— START DATA EXCERPT —

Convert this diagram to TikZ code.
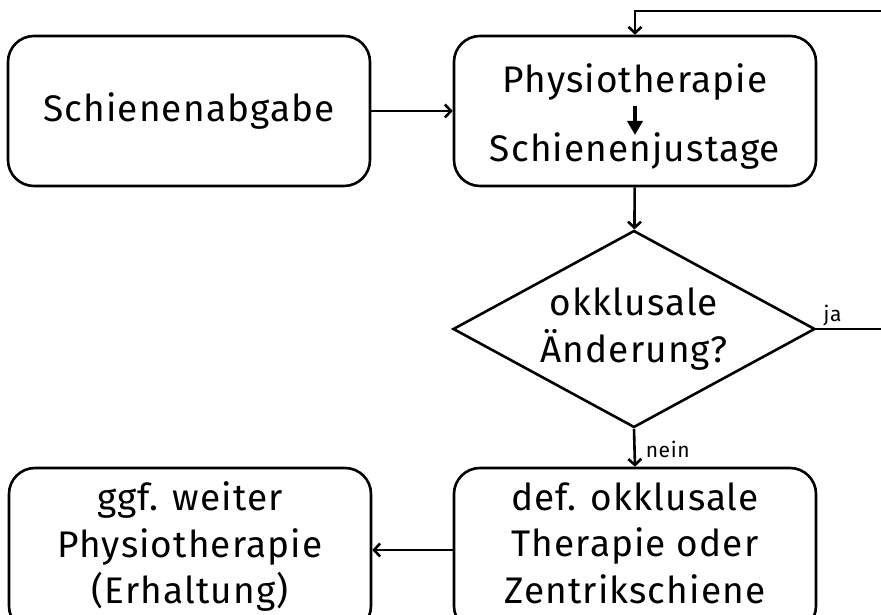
\documentclass[tikz,border=0pt]{standalone}
\usepackage{fontspec}
\setmainfont[LetterSpace=3]{Fira Sans}
\usepackage{tikz}
\usetikzlibrary{arrows.meta,shapes.geometric}

\begin{document}
\begin{tikzpicture}[->,>={Straight Barb[length=6pt,width=13pt]},x=1pt,y=1pt,line width=2.6pt,font=\fontsize{37}{46.5}\selectfont]
	\tikzstyle{every node}=[align=center]
	\tikzstyle{box}=[draw,rounded corners=26pt,minimum width=362pt,minimum height=150pt]
	\tikzstyle{hohebox}=[box,minimum height=164pt,text depth=14pt]
	\tikzstyle{frage}=[draw,diamond,aspect=1.84,inner sep=0pt,minimum width=362pt,minimum height=197pt]
	\tikzstyle{klein}=[font=\fontsize{21}{24}\selectfont,inner sep=0pt]
	\useasboundingbox (0,0) rectangle (881,615);
	\node[box]     (abgabe)    at (189,504) {Schienenabgabe};
	\node[box]     (physio)    at (635,504) {};
	\node[anchor=base,inner sep=0pt] (phys1) at (635,522) {Physiotherapie};
	\node[anchor=base,inner sep=0pt] (phys2) at (635,453) {Schienenjustage};
	\node[frage]   (aenderung) at (634,286) {okklusale\\Änderung?};
	\node[hohebox] (therapie)  at (635,65)  {def. okklusale\\Therapie oder\\Zentrikschiene};
	\node[hohebox] (erhaltung) at (190,65)  {ggf. weiter\\Physiotherapie\\(Erhaltung)};
	\coordinate (rechts) at (895,604);
	\path (abgabe)  edge (physio);
	\draw[-{Triangle[length=14pt,width=15pt]},line width=3.6pt] ([yshift=-13pt]phys1.base) -- ([yshift=27pt]phys2.base);
	\path (physio)  edge (aenderung);
	\draw (aenderung.south) -- node[klein,anchor=base west,xshift=10pt,yshift=-10pt] {nein} (therapie.north);
	\path (therapie) edge (erhaltung);
	\draw (aenderung.east) -- node[klein,pos=0,anchor=base west,xshift=6pt,yshift=7pt] {ja} (aenderung.east -| rechts) -- (rechts) -| (physio.north);
\end{tikzpicture}
\end{document}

— END DATA EXCERPT —

## INSTRUCTION:
Leave out the pictures and give the listing above again exactly.

## FINAL ANSWER:
Convert this diagram to TikZ code.
\documentclass[tikz,border=0pt]{standalone}
\usepackage{fontspec}
\setmainfont[LetterSpace=3]{Fira Sans}
\usepackage{tikz}
\usetikzlibrary{arrows.meta,shapes.geometric}

\begin{document}
\begin{tikzpicture}[->,>={Straight Barb[length=6pt,width=13pt]},x=1pt,y=1pt,line width=2.6pt,font=\fontsize{37}{46.5}\selectfont]
	\tikzstyle{every node}=[align=center]
	\tikzstyle{box}=[draw,rounded corners=26pt,minimum width=362pt,minimum height=150pt]
	\tikzstyle{hohebox}=[box,minimum height=164pt,text depth=14pt]
	\tikzstyle{frage}=[draw,diamond,aspect=1.84,inner sep=0pt,minimum width=362pt,minimum height=197pt]
	\tikzstyle{klein}=[font=\fontsize{21}{24}\selectfont,inner sep=0pt]
	\useasboundingbox (0,0) rectangle (881,615);
	\node[box]     (abgabe)    at (189,504) {Schienenabgabe};
	\node[box]     (physio)    at (635,504) {};
	\node[anchor=base,inner sep=0pt] (phys1) at (635,522) {Physiotherapie};
	\node[anchor=base,inner sep=0pt] (phys2) at (635,453) {Schienenjustage};
	\node[frage]   (aenderung) at (634,286) {okklusale\\Änderung?};
	\node[hohebox] (therapie)  at (635,65)  {def. okklusale\\Therapie oder\\Zentrikschiene};
	\node[hohebox] (erhaltung) at (190,65)  {ggf. weiter\\Physiotherapie\\(Erhaltung)};
	\coordinate (rechts) at (895,604);
	\path (abgabe)  edge (physio);
	\draw[-{Triangle[length=14pt,width=15pt]},line width=3.6pt] ([yshift=-13pt]phys1.base) -- ([yshift=27pt]phys2.base);
	\path (physio)  edge (aenderung);
	\draw (aenderung.south) -- node[klein,anchor=base west,xshift=10pt,yshift=-10pt] {nein} (therapie.north);
	\path (therapie) edge (erhaltung);
	\draw (aenderung.east) -- node[klein,pos=0,anchor=base west,xshift=6pt,yshift=7pt] {ja} (aenderung.east -| rechts) -- (rechts) -| (physio.north);
\end{tikzpicture}
\end{document}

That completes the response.